Development through time and the mosque’s endowment

[Picture source: © Stefan Knost]

The Jamiʿ al-Mashatiyya does not appear often in administrative sources, like the Law Court Records. This indicates that its administration was done mostly without the help of the law court, typical of a neighborhood mosque with a ‘parish’ like community.

The mosque’s endowment possessed in 992/1583-84 only six shops (dakakin) in Suq al-Mashatiyya, the neighborhood market near the mosque. The rather low revenues generated from this real estate (864 akçe, compared to 1988 akçe for the Jamiʿ Sharaf)[1] suggests a modest mosque with four employees -- an imam, who served as mutawalli at the same time, a muezzin, a servant (khadim) and a preacher (khatib) -- indicating that it was already a Friday mosque (jamiʿ) at that time.[2] The real estate holdings of the endowment increased by the middle of the 18th century. We find now 14 properties, still mostly shops in the neighborhood suq next to the mosque, which generated revenues of about 80 piasters per year (compared to 280 piasters for the Jamiʿ Sharaf during the same period).[3] The number of properties and their revenues increase constantly to reach about 1206 piasters in 1256/1840-41 (2478 for the Jamiʿ Sharaf in 1258/1842-43). We observe a greater increase in revenues than among mosques in other parts of Aleppo. Between the mid-18th century and the mid-19th century, the revenues of the endowment of the Jamiʿ al-Mashatiyya show a fifteen-fold increase, compared to a five-fold rise for the Sharaf Mosque.[4] Since the revenues were generated mostly by rental of real estate – particularly the shops in the neighborhood market – this indicates a disproportionately high increase in real-estate prices in this part of Aleppo, compared to other parts of the city.

These observations can be put in the context of the general urban and economic development of Aleppo in the 18th and 19th centuries. The northern suburb ‘outside Bab an-Nasr’ developed into Aleppo’s second economic center after the Ottoman conquest, particularly for the textile industry. The economic activities of the northeastern suburb, Banqusa, were traditionally linked to the long-distance caravan trade. The khans in this area provided services for this trade, but we find the grain market there as well, since it connected Aleppo to its eastern and northeastern grain-producing hinterland. During the second half of the 19th century, the production of grain in northern Syria increased, as did the involvement of Aleppo merchants in the grain trade.[5] The disproportional increase of real estate rents in the Banqusa area as early as the mid-18th century (maybe earlier, but we lack information on that so far), attests to a dynamic economic development before that structural change in the second half of the 19th century.
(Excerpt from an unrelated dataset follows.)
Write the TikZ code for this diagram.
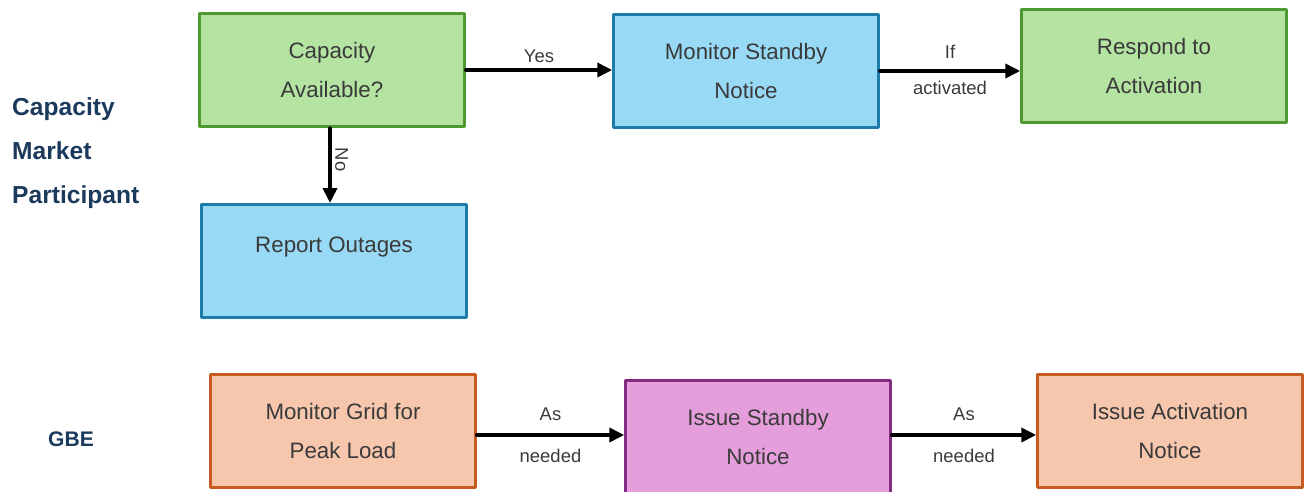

There is further interesting information about everyday life in, and the administration of, the mosque. A part of the income, the ground rent of a number of houses, was not calculated in money, but in olive oil (ahkar zayt). Olive oil was used for the lamps that illuminated the mosque, particularly during the night prayers (tarawih) in the month of Ramadan. Unlike cash rents, rent in kind, like the olive oil, was inflation-proof. Another particularity probably attests to the existence of a permanent parish-like mosque community that contributed to mosque finances. In 1217/1802-03 we find among the revenue of the endowment 3 piasters as ‘khayrat al-jumʿa’, an offering donated by the community on the occasion of the Friday prayer.[6]